1apiVersion: rbac.authorization.k8s.io/v1
2kind: ClusterRole
3metadata:
4 labels:
5 app.kubernetes.io/component: background-controller
6 app.kubernetes.io/instance: kyverno
7 app.kubernetes.io/part-of: kyverno
8 name: kyverno:update-pods
9rules:
10- apiGroups:
11 - ""
12 resources:
13 - pods
14 verbs:
15 - update
1apiVersion: kyverno.io/v2beta1
2kind: ClusterPolicy
3metadata:
4 name: add-node-labels-pod
5 annotations:
6 pod-policies.kyverno.io/autogen-controllers: none
7spec:
8 rules:
9 - name: add-topology-labels
10 match:
11 any:
12 - resources:
13 kinds:
14 - Pod/binding
15 context:
16 - name: node
17 variable:
18 jmesPath: request.object.target.name
19 default: ''
20 - name: ZoneLabel
21 apiCall:
22 urlPath: "/api/v1/nodes/{{node}}"
23 jmesPath: "metadata.labels.\"topology.kubernetes.io/zone\" || 'empty'"
24 mutate:
25 targets:
26 - apiVersion: v1
27 kind: Pod
28 name: "{{ request.object.metadata.name }}"

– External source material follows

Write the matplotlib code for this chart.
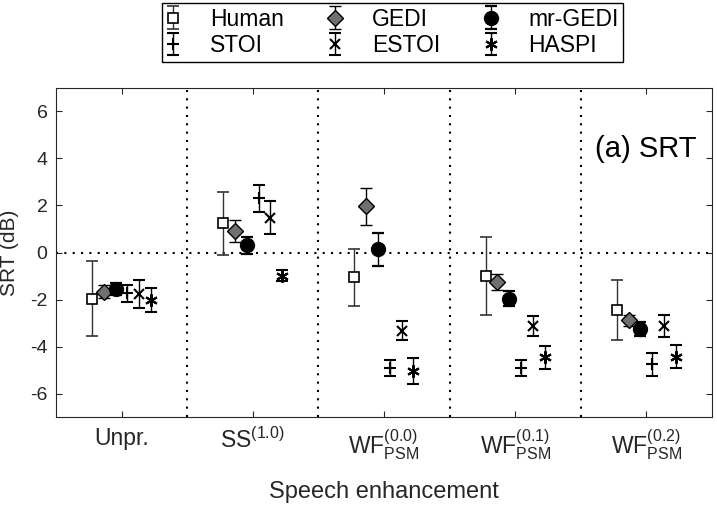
import matplotlib.pyplot as plt
import numpy as np

plt.rcParams['font.family'] = ['Liberation Sans', 'DejaVu Sans']
plt.rcParams['mathtext.fontset'] = 'custom'
plt.rcParams['mathtext.rm'] = 'Liberation Sans'
plt.rcParams['mathtext.it'] = 'Liberation Sans:italic'
plt.rcParams['mathtext.bf'] = 'Liberation Sans:bold'
plt.rcParams['axes.unicode_minus'] = False

conditions = ['Unpr.', r'$\mathrm{SS}^{(1.0)}$',
              r'$\mathrm{WF}^{(0.0)}_{\mathrm{PSM}}$',
              r'$\mathrm{WF}^{(0.1)}_{\mathrm{PSM}}$',
              r'$\mathrm{WF}^{(0.2)}_{\mathrm{PSM}}$']

# SRT means (dB) and error half-widths, one per condition
human = [-1.97, 1.24, -1.06, -1.00, -2.43]
human_err = [1.6, 1.33, 1.2, 1.67, 1.27]
gedi = [-1.67, 0.93, 1.97, -1.26, -2.89]
gedi_err = [0.28, 0.47, 0.78, 0.33, 0.25]
mrgedi = [-1.54, 0.31, 0.14, -1.96, -3.24]
mrgedi_err = [0.25, 0.36, 0.70, 0.33, 0.30]
stoi = [-1.74, 2.31, -4.90, -4.90, -4.76]
stoi_err = [0.35, 0.58, 0.34, 0.33, 0.48]
estoi = [-1.78, 1.48, -3.33, -3.13, -3.13]
estoi_err = [0.60, 0.70, 0.40, 0.42, 0.47]
haspi = [-2.03, -0.98, -5.04, -4.46, -4.43]
haspi_err = [0.50, 0.25, 0.55, 0.50, 0.48]

series = [
    ('Human', human, human_err, dict(marker='s', ms=7, mfc='white', mec='black', mew=1.2), '#333333'),
    ('GEDI', gedi, gedi_err, dict(marker='D', ms=8.5, mfc='#707070', mec='black', mew=1.0), 'black'),
    ('mr-GEDI', mrgedi, mrgedi_err, dict(marker='o', ms=10, mfc='black', mec='black'), 'black'),
    ('STOI', stoi, stoi_err, dict(marker='+', ms=9, mec='black', mew=1.5), 'black'),
    ('ESTOI', estoi, estoi_err, dict(marker='x', ms=7, mec='black', mew=1.5), 'black'),
    ('HASPI', haspi, haspi_err, dict(marker=(6, 2, 0), ms=9, mec='black', mew=1.5), 'black'),
]
offsets = [-0.225, -0.135, -0.045, 0.045, 0.135, 0.225]

fig = plt.figure(figsize=(7.17, 5.05), dpi=100)
ax = fig.add_axes([0.078, 0.174, 0.915, 0.652])

x = np.arange(1, len(conditions) + 1)
dots = (0, (1, 3))
ax.axhline(0, color='black', lw=1.5, ls=dots, zorder=1)
for xv in x[:-1] + 0.5:
    ax.axvline(xv, color='black', lw=1.5, ls=dots, zorder=1)

handles = {}
for (name, vals, errs, mk, ecol), off in zip(series, offsets):
    h = ax.errorbar(x + off, vals, yerr=errs, ls='none', ecolor=ecol,
                    elinewidth=1.0, capsize=4.5, capthick=1.6, label=name,
                    zorder=3, **mk)
    handles[name] = h

ax.set_xlim(0.5, 5.5)
ax.set_ylim(-7, 7)
ax.set_xticks(x)
ax.set_xticklabels(conditions)
ax.set_yticks([-6, -4, -2, 0, 2, 4, 6])
ax.tick_params(direction='in', length=4, top=True, right=True,
               colors='#262626')
ax.tick_params(axis='y', labelsize=14, pad=6)
ax.tick_params(axis='x', labelsize=16.5, pad=7)
for s in ax.spines.values():
    s.set_color('#262626')
    s.set_linewidth(0.8)
ax.set_xlabel('Speech enhancement', fontsize=17, color='#262626', labelpad=14)
ax.set_ylabel('SRT (dB)', fontsize=15, color='#262626', labelpad=8)
ax.text(5.38, 4.4, '(a) SRT', fontsize=21, ha='right', va='center', color='black')

order = ['Human', 'STOI', 'GEDI', 'ESTOI', 'mr-GEDI', 'HASPI']
leg = fig.legend([handles[n] for n in order], order, ncol=3, loc='upper left',
                 bbox_to_anchor=(0.226, 0.994), fontsize=16.5, frameon=True,
                 fancybox=False, edgecolor='black', framealpha=1,
                 handlelength=0.55, handletextpad=1.34, columnspacing=1.95,
                 borderpad=0.2, labelspacing=0.15, borderaxespad=0)
leg.get_frame().set_linewidth(1.0)

fig.savefig('out.png', dpi=100)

29 namespace: "{{ request.object.metadata.namespace }}"
30 patchStrategicMerge:
31 metadata:
32 labels:
33 # https://kubernetes.io/docs/reference/labels-annotations-taints/#topologykubernetesiozone
34 topology.kubernetes.io/zone: "{{ ZoneLabel }}"
Credits
Thanks to Abir Sigron for initiating the idea on Slack and conducting a POC.
Closing
This was a lot of information but hopefully you learned something, even if you aren’t a Kyverno user. To sum this blog post up, if you want to consume Node info in a Pod at runtime via environment variables or volumes, you should be mutating the Pod/binding subresource. Only annotations may be directly added to a Pod/binding. For all other use cases you should be mutating the existing Pod. Both can also be combined if need be. Example policies for both are provided but before selecting one you should know what they do and the result you can expect.